## INSTRUCTION
Copy all of the material word for word, except for the pictures.

## PROVIDED MATERIAL
%%
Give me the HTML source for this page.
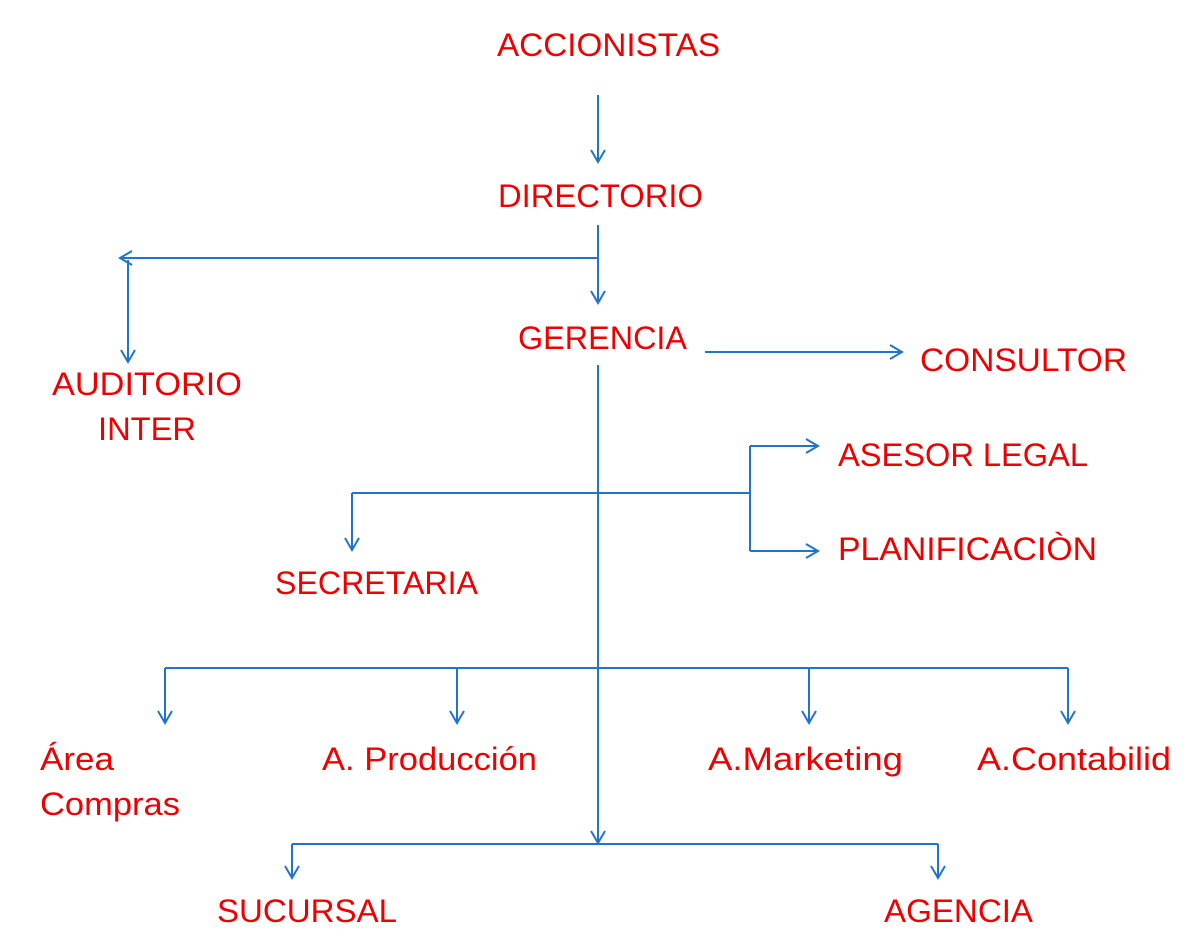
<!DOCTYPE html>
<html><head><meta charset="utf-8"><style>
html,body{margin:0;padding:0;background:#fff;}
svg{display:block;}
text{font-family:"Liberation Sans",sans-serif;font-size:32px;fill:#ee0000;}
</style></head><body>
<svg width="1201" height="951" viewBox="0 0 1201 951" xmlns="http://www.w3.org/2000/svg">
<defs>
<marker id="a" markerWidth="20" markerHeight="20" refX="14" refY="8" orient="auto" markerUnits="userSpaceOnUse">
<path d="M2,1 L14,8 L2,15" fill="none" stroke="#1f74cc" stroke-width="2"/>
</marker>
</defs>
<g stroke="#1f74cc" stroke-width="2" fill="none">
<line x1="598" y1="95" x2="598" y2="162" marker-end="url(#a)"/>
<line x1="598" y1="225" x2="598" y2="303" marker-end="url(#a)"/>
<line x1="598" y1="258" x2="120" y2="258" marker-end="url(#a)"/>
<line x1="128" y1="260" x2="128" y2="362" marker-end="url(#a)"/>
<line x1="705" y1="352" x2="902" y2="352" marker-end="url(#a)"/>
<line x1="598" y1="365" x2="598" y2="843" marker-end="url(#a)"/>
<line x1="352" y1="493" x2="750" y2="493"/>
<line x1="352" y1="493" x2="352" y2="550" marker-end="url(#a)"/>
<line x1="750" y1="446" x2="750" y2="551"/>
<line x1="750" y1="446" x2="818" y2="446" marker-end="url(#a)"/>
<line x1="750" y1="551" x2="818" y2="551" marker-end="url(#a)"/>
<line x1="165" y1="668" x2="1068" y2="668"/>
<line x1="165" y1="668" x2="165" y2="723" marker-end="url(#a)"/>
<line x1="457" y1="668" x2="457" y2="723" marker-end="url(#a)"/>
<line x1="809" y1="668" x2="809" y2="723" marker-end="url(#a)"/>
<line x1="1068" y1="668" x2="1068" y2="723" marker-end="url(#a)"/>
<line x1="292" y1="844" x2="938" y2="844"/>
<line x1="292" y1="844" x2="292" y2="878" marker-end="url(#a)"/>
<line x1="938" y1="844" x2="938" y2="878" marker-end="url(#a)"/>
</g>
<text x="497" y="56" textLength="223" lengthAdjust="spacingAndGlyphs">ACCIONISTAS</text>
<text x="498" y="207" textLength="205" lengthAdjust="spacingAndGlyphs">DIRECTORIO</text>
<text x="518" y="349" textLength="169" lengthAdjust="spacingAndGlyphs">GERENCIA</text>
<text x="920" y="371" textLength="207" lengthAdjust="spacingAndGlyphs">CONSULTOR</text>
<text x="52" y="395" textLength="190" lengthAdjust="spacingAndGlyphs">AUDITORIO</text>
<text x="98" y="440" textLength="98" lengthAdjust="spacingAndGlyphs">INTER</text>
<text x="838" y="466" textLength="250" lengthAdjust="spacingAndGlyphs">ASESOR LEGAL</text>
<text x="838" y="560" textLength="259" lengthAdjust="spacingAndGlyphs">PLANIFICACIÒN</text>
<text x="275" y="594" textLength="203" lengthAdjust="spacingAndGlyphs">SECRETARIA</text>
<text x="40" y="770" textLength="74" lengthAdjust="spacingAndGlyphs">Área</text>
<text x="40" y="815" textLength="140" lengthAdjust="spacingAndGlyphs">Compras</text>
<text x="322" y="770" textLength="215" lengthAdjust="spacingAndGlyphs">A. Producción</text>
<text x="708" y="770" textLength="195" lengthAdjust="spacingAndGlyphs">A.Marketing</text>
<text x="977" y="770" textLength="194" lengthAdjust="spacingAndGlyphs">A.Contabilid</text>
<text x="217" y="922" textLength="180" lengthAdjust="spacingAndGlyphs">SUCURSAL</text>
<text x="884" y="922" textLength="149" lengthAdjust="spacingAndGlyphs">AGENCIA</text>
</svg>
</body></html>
%%
## WRITTEN RESPONSE
Give me the HTML source for this page.
<!DOCTYPE html>
<html><head><meta charset="utf-8"><style>
html,body{margin:0;padding:0;background:#fff;}
svg{display:block;}
text{font-family:"Liberation Sans",sans-serif;font-size:32px;fill:#ee0000;}
</style></head><body>
<svg width="1201" height="951" viewBox="0 0 1201 951" xmlns="http://www.w3.org/2000/svg">
<defs>
<marker id="a" markerWidth="20" markerHeight="20" refX="14" refY="8" orient="auto" markerUnits="userSpaceOnUse">
<path d="M2,1 L14,8 L2,15" fill="none" stroke="#1f74cc" stroke-width="2"/>
</marker>
</defs>
<g stroke="#1f74cc" stroke-width="2" fill="none">
<line x1="598" y1="95" x2="598" y2="162" marker-end="url(#a)"/>
<line x1="598" y1="225" x2="598" y2="303" marker-end="url(#a)"/>
<line x1="598" y1="258" x2="120" y2="258" marker-end="url(#a)"/>
<line x1="128" y1="260" x2="128" y2="362" marker-end="url(#a)"/>
<line x1="705" y1="352" x2="902" y2="352" marker-end="url(#a)"/>
<line x1="598" y1="365" x2="598" y2="843" marker-end="url(#a)"/>
<line x1="352" y1="493" x2="750" y2="493"/>
<line x1="352" y1="493" x2="352" y2="550" marker-end="url(#a)"/>
<line x1="750" y1="446" x2="750" y2="551"/>
<line x1="750" y1="446" x2="818" y2="446" marker-end="url(#a)"/>
<line x1="750" y1="551" x2="818" y2="551" marker-end="url(#a)"/>
<line x1="165" y1="668" x2="1068" y2="668"/>
<line x1="165" y1="668" x2="165" y2="723" marker-end="url(#a)"/>
<line x1="457" y1="668" x2="457" y2="723" marker-end="url(#a)"/>
<line x1="809" y1="668" x2="809" y2="723" marker-end="url(#a)"/>
<line x1="1068" y1="668" x2="1068" y2="723" marker-end="url(#a)"/>
<line x1="292" y1="844" x2="938" y2="844"/>
<line x1="292" y1="844" x2="292" y2="878" marker-end="url(#a)"/>
<line x1="938" y1="844" x2="938" y2="878" marker-end="url(#a)"/>
</g>
<text x="497" y="56" textLength="223" lengthAdjust="spacingAndGlyphs">ACCIONISTAS</text>
<text x="498" y="207" textLength="205" lengthAdjust="spacingAndGlyphs">DIRECTORIO</text>
<text x="518" y="349" textLength="169" lengthAdjust="spacingAndGlyphs">GERENCIA</text>
<text x="920" y="371" textLength="207" lengthAdjust="spacingAndGlyphs">CONSULTOR</text>
<text x="52" y="395" textLength="190" lengthAdjust="spacingAndGlyphs">AUDITORIO</text>
<text x="98" y="440" textLength="98" lengthAdjust="spacingAndGlyphs">INTER</text>
<text x="838" y="466" textLength="250" lengthAdjust="spacingAndGlyphs">ASESOR LEGAL</text>
<text x="838" y="560" textLength="259" lengthAdjust="spacingAndGlyphs">PLANIFICACIÒN</text>
<text x="275" y="594" textLength="203" lengthAdjust="spacingAndGlyphs">SECRETARIA</text>
<text x="40" y="770" textLength="74" lengthAdjust="spacingAndGlyphs">Área</text>
<text x="40" y="815" textLength="140" lengthAdjust="spacingAndGlyphs">Compras</text>
<text x="322" y="770" textLength="215" lengthAdjust="spacingAndGlyphs">A. Producción</text>
<text x="708" y="770" textLength="195" lengthAdjust="spacingAndGlyphs">A.Marketing</text>
<text x="977" y="770" textLength="194" lengthAdjust="spacingAndGlyphs">A.Contabilid</text>
<text x="217" y="922" textLength="180" lengthAdjust="spacingAndGlyphs">SUCURSAL</text>
<text x="884" y="922" textLength="149" lengthAdjust="spacingAndGlyphs">AGENCIA</text>
</svg>
</body></html>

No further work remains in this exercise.